Was sind typische Erstmanifestationen bzw. klinisch isolierte Syndrome?

Es gibt typische Beschwerden zu Beginn, ganz wesentlich lassen sich drei Formen unterscheiden:

  • Sehnerventzündungen (oder Optikusneuritis bzw. Retrobulbärneuritis) Typisch sind hier Augenbewegungsschmerz, Farbsehstörung, Schleiersehen, evtl. auch blinde Flecken. Dabei lassen sich am Auge oft keine Auffälligkeiten nachweisen, allenfalls beim Eintritt des Sehnerven in den Augapfel („Der Patient sieht nichts und der Arzt auch nicht.“). Sichern lässt sich eine Störung des Sehnervs, z.B. durch eine Messung der Leitungszeit mittels „visuell evozierter Potentiale (VEP)“.
  • Rückenmarksentzündung (oder Myelitis) Typisch sind hier Missempfindungen, Ermüdbarkeit beim Gehen, Taubheitsgefühl ab dem Brustkorb oder Bauch abwärts, sowie Probleme beim Wasserlassen, selten auch beim Stuhlgang. Oft besteht Harndrang und das Gefühl „sich beeilen zu müssen“. Manchmal findet sich lediglich das sogenannte „Lhermitte Zeichen“: Patienten berichten hierbei, dass es bei Kopfdrehungen oder Vorneigen zu elektrisierenden Missempfindungen in Armen und Beinen, evtl. auch entlang der Wirbelsäule kommt. Diese Beschwerden sind im jungen Lebensalter nahezu beweisend für eine Rückenmarksentzündung im Halsbereich.
  • Hirnstammsyndrom Der Hirnstamm liegt zwischen Gehirn und Rückenmark. Entzündungsherde an dieser Stelle können u.a. Schwindel, Doppelbilder, Taubheit im Gesicht und Sprechstörungen machen.
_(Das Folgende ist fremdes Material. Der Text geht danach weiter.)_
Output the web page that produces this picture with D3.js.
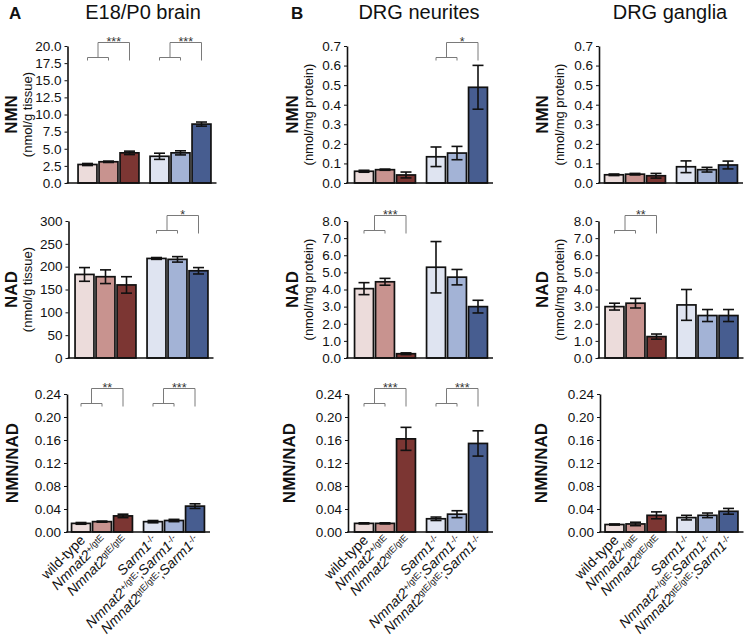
<!DOCTYPE html>
<html>
<head>
<meta charset="utf-8">
<script src="https://cdn.jsdelivr.net/npm/d3@7"></script>
<style>
  html, body { margin: 0; padding: 0; background: #fff; }
  svg { display: block; font-family: "Liberation Sans", Arial, sans-serif; }
</style>
</head>
<body>
<svg id="chart" width="745" height="639"></svg>
<script>
// ---------- DATA ----------
const categories = ["wt", "het", "hom", "sarm", "hetSarm", "homSarm"];
const groups = ["control", "sarm1KO"];
const categoryLabels = [
  [{t: "wild-type"}],
  [{t: "Nmnat2", i: true}, {t: "+/gtE", sup: true}],
  [{t: "Nmnat2", i: true}, {t: "gtE/gtE", sup: true}],
  [{t: "Sarm1", i: true}, {t: "-/-", sup: true}],
  [{t: "Nmnat2", i: true}, {t: "+/gtE", sup: true}, {t: ";"}, {t: "Sarm1", i: true}, {t: "-/-", sup: true}],
  [{t: "Nmnat2", i: true}, {t: "gtE/gtE", sup: true}, {t: ";"}, {t: "Sarm1", i: true}, {t: "-/-", sup: true}]
];
const barColors = ["#ecdcdb", "#c8938f", "#7c3633", "#dfe4f1", "#a3b3d6", "#475d90"];

const columnTitles = ["E18/P0 brain", "DRG neurites", "DRG ganglia"];
const panelLetters = ["A", "B", ""];
const rowLabels = ["NMN", "NAD", "NMN/NAD"];
const unitLabels = [
  ["(nmol/g tissue)", "(nmol/mg protein)", "(nmol/mg protein)"],
  ["(nmol/g tissue)", "(nmol/mg protein)", "(nmol/mg protein)"],
  ["", "", ""]
];

// E18/P0 brain
const brainNMN      = [2.7, 3.1, 4.4, 3.9, 4.4, 8.6];
const brainNMNErr   = [0.15, 0.1, 0.25, 0.45, 0.3, 0.3];
const brainNAD      = [183, 178, 160, 218, 216, 191];
const brainNADErr   = [15, 15, 18, 2, 6, 7];
const brainRatio    = [0.015, 0.018, 0.028, 0.018, 0.020, 0.045];
const brainRatioErr = [0.0015, 0.001, 0.003, 0.002, 0.002, 0.004];
// DRG neurites
const neuritesNMN      = [0.060, 0.068, 0.041, 0.134, 0.153, 0.489];
const neuritesNMNErr   = [0.005, 0.003, 0.015, 0.050, 0.034, 0.112];
const neuritesNAD      = [4.05, 4.45, 0.25, 5.3, 4.72, 3.0];
const neuritesNADErr   = [0.35, 0.2, 0.05, 1.5, 0.45, 0.37];
const neuritesRatio    = [0.015, 0.015, 0.162, 0.023, 0.031, 0.154];
const neuritesRatioErr = [0.001, 0.001, 0.020, 0.003, 0.006, 0.022];
// DRG ganglia
const gangliaNMN      = [0.042, 0.045, 0.037, 0.083, 0.068, 0.092];
const gangliaNMNErr   = [0.004, 0.004, 0.012, 0.030, 0.012, 0.020];
const gangliaNAD      = [3.0, 3.2, 1.25, 3.1, 2.48, 2.48];
const gangliaNADErr   = [0.2, 0.28, 0.15, 0.9, 0.35, 0.35];
const gangliaRatio    = [0.013, 0.014, 0.029, 0.025, 0.029, 0.036];
const gangliaRatioErr = [0.001, 0.003, 0.006, 0.004, 0.004, 0.005];

// tick labels
const ticksBrainNMN = [0, 2.5, 5, 7.5, 10, 12.5, 15, 17.5, 20];
const ticksBrainNAD = [0, 50, 100, 150, 200, 250, 300];
const ticksRatio    = [0, 0.04, 0.08, 0.12, 0.16, 0.20, 0.24];
const ticksDrgNMN   = [0, 0.1, 0.2, 0.3, 0.4, 0.5, 0.6, 0.7];
const ticksDrgNAD   = [0, 1, 2, 3, 4, 5, 6, 7, 8];

// significance: first two bars of a group vs the third bar
const significance = [
  {col: 0, row: 0, group: 0, label: "***"}, {col: 0, row: 0, group: 1, label: "***"},
  {col: 0, row: 1, group: 1, label: "*"},
  {col: 0, row: 2, group: 0, label: "**"},  {col: 0, row: 2, group: 1, label: "***"},
  {col: 1, row: 0, group: 1, label: "*"},
  {col: 1, row: 1, group: 0, label: "***"},
  {col: 1, row: 2, group: 0, label: "***"}, {col: 1, row: 2, group: 1, label: "***"},
  {col: 2, row: 1, group: 0, label: "**"}
];

const panels = [
  [ {v: brainNMN, e: brainNMNErr, t: ticksBrainNMN, f: ".1f"},
    {v: neuritesNMN, e: neuritesNMNErr, t: ticksDrgNMN, f: ".1f"},
    {v: gangliaNMN, e: gangliaNMNErr, t: ticksDrgNMN, f: ".1f"} ],
  [ {v: brainNAD, e: brainNADErr, t: ticksBrainNAD, f: "d"},
    {v: neuritesNAD, e: neuritesNADErr, t: ticksDrgNAD, f: ".1f"},
    {v: gangliaNAD, e: gangliaNADErr, t: ticksDrgNAD, f: ".1f"} ],
  [ {v: brainRatio, e: brainRatioErr, t: ticksRatio, f: ".2f"},
    {v: neuritesRatio, e: neuritesRatioErr, t: ticksRatio, f: ".2f"},
    {v: gangliaRatio, e: gangliaRatioErr, t: ticksRatio, f: ".2f"} ]
];

// ---------- LAYOUT ----------
const rowTop    = [46, 221, 394];
const rowBottom = [183, 358, 532];
const axisX = [[67.5, 68.5, 67], [347, 347, 348], [599, 598.5, 600]];
const firstCenter = [[87.5, 84.5, 81], [364, 364, 364], [614, 614.5, 614.5]];
const labelX = [[11, 292, 542], [11, 292, 542], [12, 289, 541]];
const unitX = [27, 308, 559];
const titleX = [143, 419, 670];
const letterX = [9, 291, 0];

const svg = d3.select("#chart");

for (let r = 0; r < 3; r++) {
  for (let c = 0; c < 3; c++) {
    const p = panels[r][c];
    const ax = axisX[c][r];
    const gStart = firstCenter[c][r] - 10.5;
    const xGroup = d3.scaleBand().domain(groups).range([gStart, gStart + 135]).paddingInner(0.125).paddingOuter(0);
    const xInner = d3.scaleBand().domain([0, 1, 2]).range([0, xGroup.bandwidth()]).paddingInner(0.1).paddingOuter(0.05);
    const xOf = i => xGroup(groups[Math.floor(i / 3)]) + xInner(i % 3);
    const cx = i => xOf(i) + xInner.bandwidth() / 2;
    const y = d3.scaleLinear().domain([0, p.t[p.t.length - 1]]).range([rowBottom[r], rowTop[r]]);

    const g = svg.append("g");

    // bars
    g.selectAll("rect.bar").data(categories).enter().append("rect")
      .attr("x", (d, i) => xOf(i))
      .attr("width", xInner.bandwidth())
      .attr("y", (d, i) => y(p.v[i]))
      .attr("height", (d, i) => y(0) - y(p.v[i]))
      .attr("fill", (d, i) => barColors[i])
      .attr("stroke", "#111")
      .attr("stroke-width", 1.7);

    // error bars
    const eg = g.selectAll("g.err").data(categories).enter().append("g")
      .attr("stroke", "#111").attr("stroke-width", 1.6);
    eg.append("line")
      .attr("x1", (d, i) => cx(i)).attr("x2", (d, i) => cx(i))
      .attr("y1", (d, i) => y(p.v[i] - p.e[i])).attr("y2", (d, i) => y(p.v[i] + p.e[i]));
    eg.append("line")
      .attr("x1", (d, i) => cx(i) - 5.5).attr("x2", (d, i) => cx(i) + 5.5)
      .attr("y1", (d, i) => y(p.v[i] + p.e[i])).attr("y2", (d, i) => y(p.v[i] + p.e[i]));
    eg.append("line")
      .attr("x1", (d, i) => cx(i) - 5.5).attr("x2", (d, i) => cx(i) + 5.5)
      .attr("y1", (d, i) => y(p.v[i] - p.e[i])).attr("y2", (d, i) => y(p.v[i] - p.e[i]));

    // y axis
    const yAxis = d3.axisLeft(y).tickValues(p.t).tickFormat(d3.format(p.f)).tickSize(3).tickSizeOuter(0);
    const ag = g.append("g").attr("transform", `translate(${ax},0)`).call(yAxis);
    ag.select(".domain").attr("stroke", "#111").attr("stroke-width", 1.6);
    ag.selectAll(".tick line").attr("stroke", "#111").attr("stroke-width", 1);
    ag.selectAll(".tick text").attr("font-size", 13.5).attr("fill", "#111")
      .attr("font-family", "'Liberation Sans', Arial, sans-serif");

    // x axis baseline
    g.append("line")
      .attr("x1", ax - 0.8).attr("x2", cx(5) + 15)
      .attr("y1", y(0)).attr("y2", y(0))
      .attr("stroke", "#111").attr("stroke-width", 1.7);

    // row labels
    const ly = (rowTop[r] + rowBottom[r]) / 2;
    g.append("text")
      .attr("transform", `translate(${labelX[r][c]},${ly}) rotate(-90)`)
      .attr("text-anchor", "middle").attr("dominant-baseline", "central")
      .attr("font-weight", "bold").attr("font-size", 17).attr("fill", "#111")
      .text(rowLabels[r]);
    if (unitLabels[r][c]) {
      g.append("text")
        .attr("transform", `translate(${unitX[c]},${ly}) rotate(-90)`)
        .attr("text-anchor", "middle").attr("dominant-baseline", "central")
        .attr("font-size", 13).attr("fill", "#111")
        .text(unitLabels[r][c]);
    }

    // significance brackets
    significance.filter(s => s.row === r && s.col === c).forEach(s => {
      const a = cx(s.group * 3), b = cx(s.group * 3 + 1), t = cx(s.group * 3 + 2);
      const mid = (a + b) / 2;
      const y1 = rowTop[r] + (r === 0 ? 11.5 : 9.5);
      const y2 = rowTop[r] - (r === 0 ? 3.5 : 5.5);
      const path = d3.path();
      path.moveTo(a, y1 + 3); path.lineTo(a, y1); path.lineTo(b, y1); path.lineTo(b, y1 + 3);
      path.moveTo(mid, y1); path.lineTo(mid, y2); path.lineTo(t, y2); path.lineTo(t, y1 + 3);
      g.append("path").attr("d", path.toString()).attr("fill", "none")
        .attr("stroke", "#7a7a7a").attr("stroke-width", 1);
      g.append("text").attr("x", (mid + t) / 2).attr("y", y2 + 3)
        .attr("text-anchor", "middle").attr("font-size", 12.5).attr("fill", "#333")
        .text(s.label);
    });

    // x tick labels on bottom row
    if (r === 2) {
      categoryLabels.forEach((parts, i) => {
        const tx = g.append("text")
          .attr("transform", `translate(${cx(i) + 5},${y(0) + 9}) rotate(-45)`)
          .attr("text-anchor", "end").attr("font-size", 14).attr("fill", "#111");
        parts.forEach(pt => {
          const ts = tx.append("tspan").text(pt.t);
          if (pt.i) ts.attr("font-style", "italic");
          if (pt.sup) ts.attr("font-size", 9).attr("baseline-shift", "45%");
        });
      });
    }
  }
}

// column titles and panel letters
columnTitles.forEach((t, c) => {
  svg.append("text").attr("x", titleX[c]).attr("y", 19)
    .attr("text-anchor", "middle").attr("font-size", 20).attr("fill", "#111").text(t);
  if (panelLetters[c]) {
    svg.append("text").attr("x", letterX[c]).attr("y", 19)
      .attr("font-size", 17).attr("font-weight", "bold").attr("fill", "#111").text(panelLetters[c]);
  }
});
</script>
</body>
</html>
Klinisch isoliertes Syndrom (CIS)

Treten diese Beschwerden im Alter von 15- 50 Jahren erstmalig auf, so werden sie als klinisch isoliertes Syndrom (CIS; englisch) umschrieben und sind hoch verdächtig für einen entzündlichen Prozess im Nervensystem. CIS meint dabei aber nicht eine Frühform der MS, da über weitere Befunde keine Aussage gemacht wird. Gemeint sind lediglich MS-verdächtige Beschwerden.